** WHAT THIS TASK INVOLVES **
Each line that includes the word "diagram" counts once; give the total and nothing more.

** DATASET ENTRIES **
--------

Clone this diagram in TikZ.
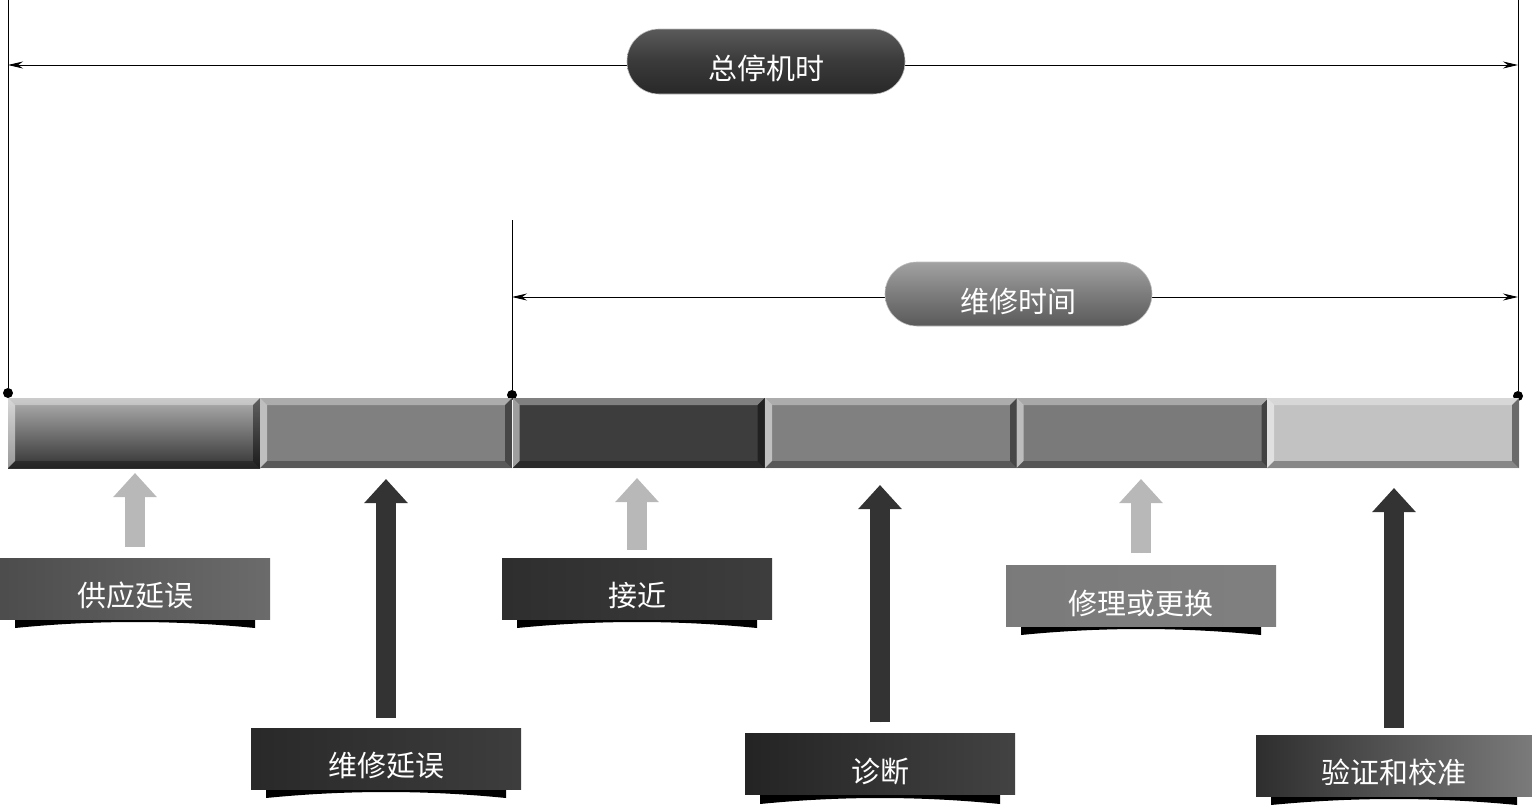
\documentclass[tikz,border=0pt]{standalone}
\usepackage{fontspec}
\newfontfamily\cjk{Noto Sans CJK SC}
\usetikzlibrary{arrows.meta}
\definecolor{pillA}{HTML}{5A5A5A}
\definecolor{pillAm}{HTML}{3A3A3A}
\definecolor{pillAb}{HTML}{282828}
\definecolor{pillB}{HTML}{A2A2A2}
\definecolor{pillBm}{HTML}{7C7C7C}
\definecolor{pillBb}{HTML}{5A5A5A}
\definecolor{lightarrow}{HTML}{B8B8B8}
\definecolor{darkarrow}{HTML}{333333}
\begin{document}
\begin{tikzpicture}[x=1pt,y=-1pt,
  vline/.style={black,line width=0.9pt},
  dot/.style={circle,fill=black,inner sep=0pt,minimum size=10pt},
  span/.style={line width=0.9pt,{Stealth[length=15pt,width=7pt]}-{Stealth[length=15pt,width=7pt]}},
  pill/.style={rounded corners=32pt,inner sep=0pt,text=white,font=\cjk\fontsize{29}{34}\selectfont,text height=36pt,text depth=0pt,draw=gray!50,line width=0.6pt},
  seg/.style={minimum width=252pt,minimum height=70pt,inner sep=0pt,outer sep=0pt,
    path picture={
      \fill[white,opacity=0.35] (path picture bounding box.north west) -- (path picture bounding box.north east)
        -- ([shift={(-7pt,-7pt)}]path picture bounding box.north east) -- ([shift={(7pt,-7pt)}]path picture bounding box.north west) -- cycle;
      \fill[white,opacity=0.5] (path picture bounding box.north west) -- (path picture bounding box.south west)
        -- ([shift={(7pt,7pt)}]path picture bounding box.south west) -- ([shift={(7pt,-7pt)}]path picture bounding box.north west) -- cycle;
      \fill[black,opacity=0.3] (path picture bounding box.south west) -- (path picture bounding box.south east)
        -- ([shift={(-7pt,7pt)}]path picture bounding box.south east) -- ([shift={(7pt,7pt)}]path picture bounding box.south west) -- cycle;
      \fill[black,opacity=0.45] (path picture bounding box.north east) -- (path picture bounding box.south east)
        -- ([shift={(-7pt,7pt)}]path picture bounding box.south east) -- ([shift={(-7pt,-7pt)}]path picture bounding box.north east) -- cycle;
    }},
  lab/.style={minimum width=270pt,minimum height=61pt,inner sep=0pt,text=white,font=\cjk\fontsize{29}{34}\selectfont,text height=36pt,text depth=0pt},
  blockarrow/.style={line width=20pt,-{Triangle[length=24pt,width=42pt]}},
  lightA/.style={blockarrow,draw=lightarrow,fill=lightarrow},
  darkA/.style={blockarrow,draw=darkarrow,fill=darkarrow}
]
\useasboundingbox (0,0) rectangle (1532,806);

% vertical reference lines and dots
\coordinate (T0) at (8,0);
\coordinate (T2) at (512,220);
\coordinate (T1) at (1518,0);
\node[dot] (D0) at (8,393) {};
\node[dot] (D2) at (512,395) {};
\node[dot] (D1) at (1518,396) {};
\draw[vline] (T0) -- (D0);
\draw[vline] (T2) -- (D2);
\draw[vline] (T1) -- (D1);

% span arrows
\coordinate (A0) at (8,65);
\coordinate (A1) at (1518,65);
\coordinate (B0) at (512,297);
\coordinate (B1) at (1518,297);
\draw[span] (A0) -- (A1);
\draw[span] (B0) -- (B1);

\node[pill,minimum width=278pt,minimum height=65pt,top color=pillA,bottom color=pillAb,middle color=pillAm] (P1) at (766,61.5) {总停机时};
\node[pill,minimum width=267pt,minimum height=64pt,top color=pillB,bottom color=pillBb,middle color=pillBm] (P2) at (1018.5,294) {维修时间};

% bar segments
\node[seg,top color=gray!62,bottom color=black!80] (s1) at (134,433) {};
\node[seg,fill=black!50] (s2) at (386,433) {};
\node[seg,fill=black!76] (s3) at (638.5,433) {};
\node[seg,fill=black!50] (s4) at (891,433) {};
\node[seg,fill=black!52] (s5) at (1142.5,433) {};
\node[seg,fill=black!24] (s6) at (1393,433) {};

% label shadows
\foreach \x/\y/\w in {0/619/270, 251/789/270, 502/619/270, 745/795/270, 1006/626/270, 1256/796/276}{
  \fill[black] (\x+15,\y) -- (\x+15,\y+9) .. controls (\x+15+\w*0.3,\y+1) and (\x+\w-15-\w*0.3,\y+1) .. (\x+\w-15,\y+9) -- (\x+\w-15,\y) -- cycle;
}

% labels
\node[lab,left color=black!70,right color=black!58] (l1) at (135,588.5) {供应延误};
\node[lab,left color=black!84,right color=black!76] (l2) at (386,758.5) {维修延误};
\node[lab,left color=black!82,right color=black!76] (l3) at (637,588.5) {接近};
\node[lab,left color=black!86,right color=black!74] (l4) at (880,764) {诊断};
\node[lab,left color=black!52,right color=black!50] (l5) at (1141,596) {修理或更换};
\node[lab,minimum width=276pt,left color=black!82,right color=black!52] (l6) at (1394,765.5) {验证和校准};

% block arrows
\draw[lightA,shorten <=11pt,shorten >=5pt] (l1.north) -- (l1.north |- s1.south);
\draw[darkA,shorten <=10pt,shorten >=11pt] (l2.north) -- (l2.north |- s2.south);
\draw[lightA,shorten <=8pt,shorten >=10pt] (l3.north) -- (l3.north |- s3.south);
\draw[darkA,shorten <=11pt,shorten >=17pt] (l4.north) -- (l4.north |- s4.south);
\draw[lightA,shorten <=12pt,shorten >=11pt] (l5.north) -- (l5.north |- s5.south);
\draw[darkA,shorten <=7pt,shorten >=20pt] (l6.north) -- (l6.north |- s6.south);
\end{tikzpicture}
\end{document}
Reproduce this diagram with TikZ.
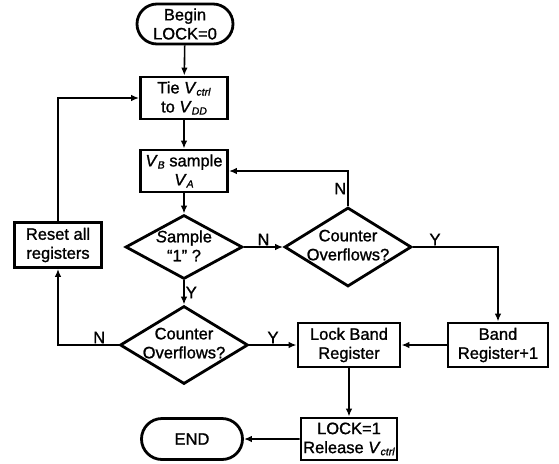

--------

** EXERCISE OUTPUT **
2